Take the listing from its first line through the line that contains "var pooledP = ['0.0000', '0.0031'];" and please retype those lines exactly, leaving out the pictures.

PROVIDED DATA:
------------------------------------------------

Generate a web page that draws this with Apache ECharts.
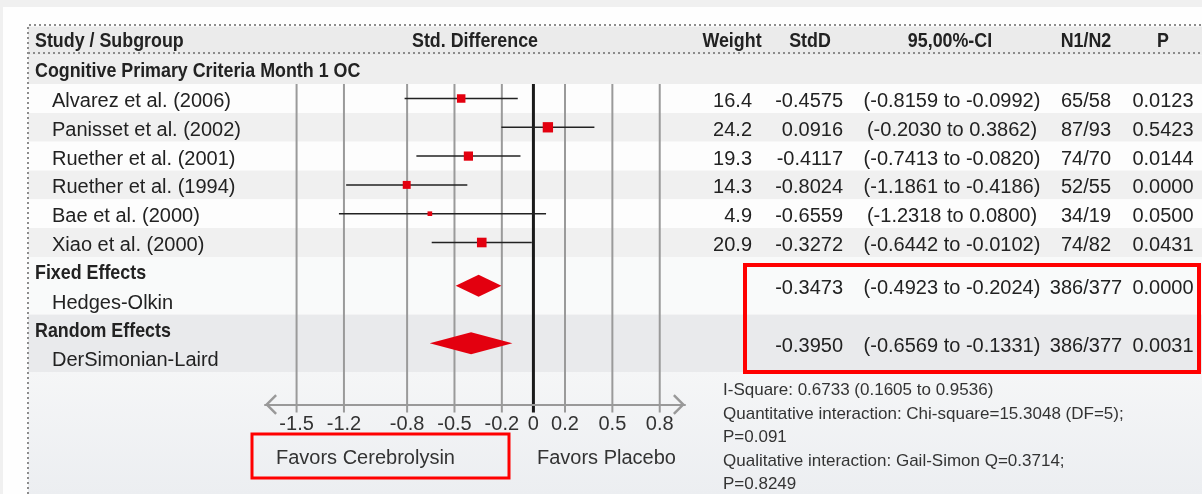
<!DOCTYPE html>
<html>
<head>
<meta charset="utf-8">
<title>Forest plot</title>
<script src="https://cdn.jsdelivr.net/npm/echarts@6/dist/echarts.min.js"></script>
<style>
html, body { margin: 0; padding: 0; background: #f0f0f0; }
#chart { width: 1202px; height: 494px; }
</style>
</head>
<body>
<div id="chart"></div>
<script>
var subgroup = 'Cognitive Primary Criteria Month 1 OC';
var studies = ['Alvarez et al. (2006)', 'Panisset et al. (2002)', 'Ruether et al. (2001)',
    'Ruether et al. (1994)', 'Bae et al. (2000)', 'Xiao et al. (2000)'];
var weights = [16.4, 24.2, 19.3, 14.3, 4.9, 20.9];
var stdD = [-0.4575, 0.0916, -0.4117, -0.8024, -0.6559, -0.3272];
var ciLow = [-0.8159, -0.2030, -0.7413, -1.1861, -1.2318, -0.6442];
var ciHigh = [-0.0992, 0.3862, -0.0820, -0.4186, 0.0800, -0.0102];
var nCounts = ['65/58', '87/93', '74/70', '52/55', '34/19', '74/82'];
var pValues = ['0.0123', '0.5423', '0.0144', '0.0000', '0.0500', '0.0431'];

var pooledGroups = ['Fixed Effects', 'Random Effects'];
var pooledMethods = ['Hedges-Olkin', 'DerSimonian-Laird'];
var pooledStdD = [-0.3473, -0.3950];
var pooledLow = [-0.4923, -0.6569];
var pooledHigh = [-0.2024, -0.1331];
var pooledN = ['386/377', '386/377'];
var pooledP = ['0.0000', '0.0031'];

var tickValues = [-1.5, -1.2, -0.8, -0.5, -0.2, 0, 0.2, 0.5, 0.8];
var headers = ['Study / Subgroup', 'Std. Difference', 'Weight', 'StdD', '95,00%-CI', 'N1/N2', 'P'];
var favorLabels = ['Favors Cerebrolysin', 'Favors Placebo'];
var statsLines = [
    'I-Square: 0.6733 (0.1605 to 0.9536)',
    'Quantitative interaction: Chi-square=15.3048 (DF=5);',
    'P=0.091',
    'Qualitative interaction: Gail-Simon Q=0.3714;',
    'P=0.8249'
];

var chart = echarts.init(document.getElementById('chart'));

// rows are counted in half-row units so pooled values can sit between two rows
var ROW_MAX = 26.25;
var font = '"Liberation Sans", Arial, sans-serif';
var boldFont = 'bold 21px "Liberation Sans", Arial, sans-serif';
var squeeze = 0.85; // condensed look of the bold headings
var red = '#e3000f';

function studyRow(i) { return 5 + 2 * i; }
function pooledRow(k) { return 18 + 4 * k; }

var boldRows = [[3, subgroup]];
var nameCol = {}, weightCol = {}, stdCol = {}, ciCol = {}, nCol = {}, pCol = {};
function ciText(lo, hi) { return '(' + lo.toFixed(4) + ' to ' + hi.toFixed(4) + ')'; }
studies.forEach(function (s, i) {
    var r = studyRow(i);
    nameCol[r] = s;
    weightCol[r] = weights[i].toFixed(1);
    stdCol[r] = stdD[i].toFixed(4);
    ciCol[r] = ciText(ciLow[i], ciHigh[i]);
    nCol[r] = nCounts[i];
    pCol[r] = pValues[i];
});
pooledGroups.forEach(function (g, k) {
    var r = pooledRow(k);
    boldRows.push([r - 1, g]);
    nameCol[r + 1] = pooledMethods[k];
    stdCol[r] = pooledStdD[k].toFixed(4);
    ciCol[r] = ciText(pooledLow[k], pooledHigh[k]);
    nCol[r] = pooledN[k];
    pCol[r] = pooledP[k];
});

// background bands: header, subgroup, studies, two pooled blocks
var bandColors = ['#ebebeb', '#eeeeee', '#fdfdfd', '#f0f0f0', '#f9fafa', '#e9eaec'];
var bands = [[0, 2, 0], [2, 4, 1]];
studies.forEach(function (s, i) { bands.push([4 + 2 * i, 6 + 2 * i, 2 + (i % 2)]); });
pooledGroups.forEach(function (g, k) { bands.push([16 + 4 * k, 20 + 4 * k, 4 + k]); });

function rowAxis(gridIndex, labels, position, offset, align) {
    return {
        type: 'value', gridIndex: gridIndex, position: position, offset: offset,
        min: 0, max: ROW_MAX, interval: 1, inverse: true, z: 10,
        show: !!labels,
        axisLine: { show: false }, axisTick: { show: false }, splitLine: { show: false },
        axisLabel: {
            margin: 0, align: align, color: '#222', fontSize: 20, fontFamily: font,
            formatter: function (v) {
                var t = labels && labels[v];
                return t ? '{t|' + t + '}' : '';
            },
            rich: {
                t: { color: '#222', fontSize: 20, fontFamily: font, padding: [6, 0, 0, 0] }
            }
        }
    };
}

var chevron = 'path://M0,10 L10,0 L20,10 L18.3,11.7 L10,3.4 L1.7,11.7 Z';

option = {
    animation: false,
    backgroundColor: '#f0f0f0',
    grid: [
        { left: 265, right: 517, top: 26.5, height: 378, outerBoundsMode: 'none' },
        { left: 28, right: 0, top: 26.5, height: 378, outerBoundsMode: 'none' }
    ],
    xAxis: [{
        type: 'value', gridIndex: 0, min: -1.7, max: 0.96, position: 'bottom', z: 10,
        axisLine: {
            onZero: false,
            lineStyle: { color: '#999', width: 2 },
            symbol: [chevron, chevron], symbolSize: [24, 12], symbolOffset: [6, -6]
        },
        axisTick: { show: false },
        splitLine: { show: false },
        axisLabel: {
            customValues: tickValues, margin: 10, color: '#333', fontSize: 20, fontFamily: font,
            formatter: function (v) { return String(v); }
        }
    }, {
        type: 'value', gridIndex: 1, min: 0, max: 1, show: false
    }],
    yAxis: [
        rowAxis(0, null, 'left', 0, 'left'),
        rowAxis(1, null, 'left', 0, 'left'),
        rowAxis(0, nameCol, 'left', 213, 'left'),
        rowAxis(0, weightCol, 'right', 67, 'right'),
        rowAxis(0, stdCol, 'right', 158, 'right'),
        rowAxis(0, ciCol, 'right', 267, 'center'),
        rowAxis(0, nCol, 'right', 401, 'center'),
        rowAxis(0, pCol, 'right', 478, 'center')
    ],
    graphic: [
        { type: 'rect', z: 0, shape: { x: 3, y: 7, width: 1199, height: 487 }, style: { fill: '#fefefe' } },
        {
            type: 'rect', z: 0, shape: { x: 28, y: 371, width: 1174, height: 123 },
            style: {
                fill: new echarts.graphic.LinearGradient(0, 0, 0, 1, [
                    { offset: 0, color: '#f5f6f7' }, { offset: 1, color: '#eceef1' }
                ])
            }
        },
        {
            type: 'polyline', z: 20, shape: { points: [[28, 494], [28, 25], [1202, 25]] },
            style: { stroke: '#8c8c8c', lineWidth: 2, lineDash: [2, 3], fill: null }
        },
        {
            type: 'line', z: 20, shape: { x1: 28, y1: 53, x2: 1202, y2: 53 },
            style: { stroke: '#8c8c8c', lineWidth: 2, lineDash: [2, 3] }
        }
    ].concat(headers.map(function (h, i) {
        var xs = [35, 475, 732, 810, 950, 1086, 1163];
        return {
            type: 'text', z: 20, x: xs[i], y: 41, scaleX: squeeze,
            style: {
                text: h, align: i === 0 ? 'left' : 'center', verticalAlign: 'middle',
                font: boldFont, fill: '#222'
            }
        };
    })).concat(favorLabels.map(function (t, i) {
        return {
            type: 'text', z: 20, x: [276, 537][i], y: 458,
            style: { text: t, verticalAlign: 'middle', font: '20px ' + font, fill: '#333' }
        };
    })).concat([
        {
            type: 'text', z: 20, x: 723, y: 379,
            style: { text: statsLines.join('\n'), lineHeight: 23.5, font: '17px ' + font, fill: '#333' }
        },
        {
            type: 'rect', z: 25, shape: { x: 252, y: 434, width: 257, height: 44 },
            style: { stroke: '#ff0000', lineWidth: 3, fill: null }
        },
        {
            type: 'rect', z: 25, shape: { x: 745, y: 265, width: 454, height: 107 },
            style: { stroke: '#ff0000', lineWidth: 4, fill: null }
        }
    ]),
    series: [{
        // row bands
        type: 'custom', xAxisIndex: 1, yAxisIndex: 1, z: 1, silent: true,
        encode: { y: [0, 1] },
        data: bands,
        renderItem: function (params, api) {
            var a = api.coord([0, api.value(0)]);
            var b = api.coord([1, api.value(1)]);
            return {
                type: 'rect', shape: { x: a[0], y: a[1], width: b[0] - a[0], height: b[1] - a[1] },
                style: { fill: bandColors[api.value(2)] }
            };
        }
    }, {
        // bold subgroup headings, left column
        type: 'custom', xAxisIndex: 1, yAxisIndex: 1, z: 12, silent: true, clip: false,
        encode: { y: 0 },
        data: boldRows.map(function (b) { return [b[0]]; }),
        renderItem: function (params, api) {
            var p = api.coord([0, api.value(0)]);
            return {
                type: 'text', x: p[0] + 7, y: p[1] + 2, scaleX: squeeze,
                style: { text: boldRows[params.dataIndex][1], verticalAlign: 'middle', font: boldFont, fill: '#222' }
            };
        }
    }, {
        // vertical grid lines at the tick values, zero line heavier
        type: 'custom', xAxisIndex: 0, yAxisIndex: 0, z: 2, silent: true, clip: false,
        encode: { x: 0 },
        data: tickValues.map(function (v) { return [v]; }),
        renderItem: function (params, api) {
            var v = api.value(0);
            var top = api.coord([v, 4]);
            var bottom = api.coord([v, ROW_MAX]);
            return {
                type: 'line',
                shape: { x1: top[0], y1: top[1], x2: bottom[0], y2: bottom[1] + 8 },
                style: v === 0 ? { stroke: '#1a1a1a', lineWidth: 3 } : { stroke: '#9a9a9a', lineWidth: 2 }
            };
        }
    }, {
        // study estimates with confidence intervals
        type: 'custom', xAxisIndex: 0, yAxisIndex: 0, z: 3, clip: false,
        encode: { x: [0, 1, 2], y: 3 },
        data: studies.map(function (s, i) {
            return [stdD[i], ciLow[i], ciHigh[i], studyRow(i), weights[i]];
        }),
        renderItem: function (params, api) {
            var r = api.value(3);
            var a = api.coord([api.value(1), r]);
            var b = api.coord([api.value(2), r]);
            var c = api.coord([api.value(0), r]);
            var s = 2.1 * Math.sqrt(api.value(4));
            return {
                type: 'group', children: [
                    { type: 'line', shape: { x1: a[0], y1: a[1], x2: b[0], y2: b[1] }, style: { stroke: '#222', lineWidth: 1.5 } },
                    { type: 'rect', shape: { x: c[0] - s / 2, y: c[1] - s / 2, width: s, height: s }, style: { fill: red } }
                ]
            };
        }
    }, {
        // pooled diamonds
        type: 'custom', xAxisIndex: 0, yAxisIndex: 0, z: 3, clip: false,
        encode: { x: [0, 1, 2], y: 3 },
        data: pooledGroups.map(function (g, k) {
            return [pooledStdD[k], pooledLow[k], pooledHigh[k], pooledRow(k)];
        }),
        renderItem: function (params, api) {
            var r = api.value(3);
            var a = api.coord([api.value(1), r]);
            var b = api.coord([api.value(2), r]);
            var c = api.coord([api.value(0), r]);
            var h = 11;
            return {
                type: 'polygon',
                shape: { points: [[a[0], a[1]], [c[0], c[1] - h], [b[0], b[1]], [c[0], c[1] + h]] },
                style: { fill: red }
            };
        }
    }]
};

chart.setOption(option);
</script>
</body>
</html>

------------------------------------------------

TASK RESULT:
Generate a web page that draws this with Apache ECharts.
<!DOCTYPE html>
<html>
<head>
<meta charset="utf-8">
<title>Forest plot</title>
<script src="https://cdn.jsdelivr.net/npm/echarts@6/dist/echarts.min.js"></script>
<style>
html, body { margin: 0; padding: 0; background: #f0f0f0; }
#chart { width: 1202px; height: 494px; }
</style>
</head>
<body>
<div id="chart"></div>
<script>
var subgroup = 'Cognitive Primary Criteria Month 1 OC';
var studies = ['Alvarez et al. (2006)', 'Panisset et al. (2002)', 'Ruether et al. (2001)',
    'Ruether et al. (1994)', 'Bae et al. (2000)', 'Xiao et al. (2000)'];
var weights = [16.4, 24.2, 19.3, 14.3, 4.9, 20.9];
var stdD = [-0.4575, 0.0916, -0.4117, -0.8024, -0.6559, -0.3272];
var ciLow = [-0.8159, -0.2030, -0.7413, -1.1861, -1.2318, -0.6442];
var ciHigh = [-0.0992, 0.3862, -0.0820, -0.4186, 0.0800, -0.0102];
var nCounts = ['65/58', '87/93', '74/70', '52/55', '34/19', '74/82'];
var pValues = ['0.0123', '0.5423', '0.0144', '0.0000', '0.0500', '0.0431'];

var pooledGroups = ['Fixed Effects', 'Random Effects'];
var pooledMethods = ['Hedges-Olkin', 'DerSimonian-Laird'];
var pooledStdD = [-0.3473, -0.3950];
var pooledLow = [-0.4923, -0.6569];
var pooledHigh = [-0.2024, -0.1331];
var pooledN = ['386/377', '386/377'];
var pooledP = ['0.0000', '0.0031'];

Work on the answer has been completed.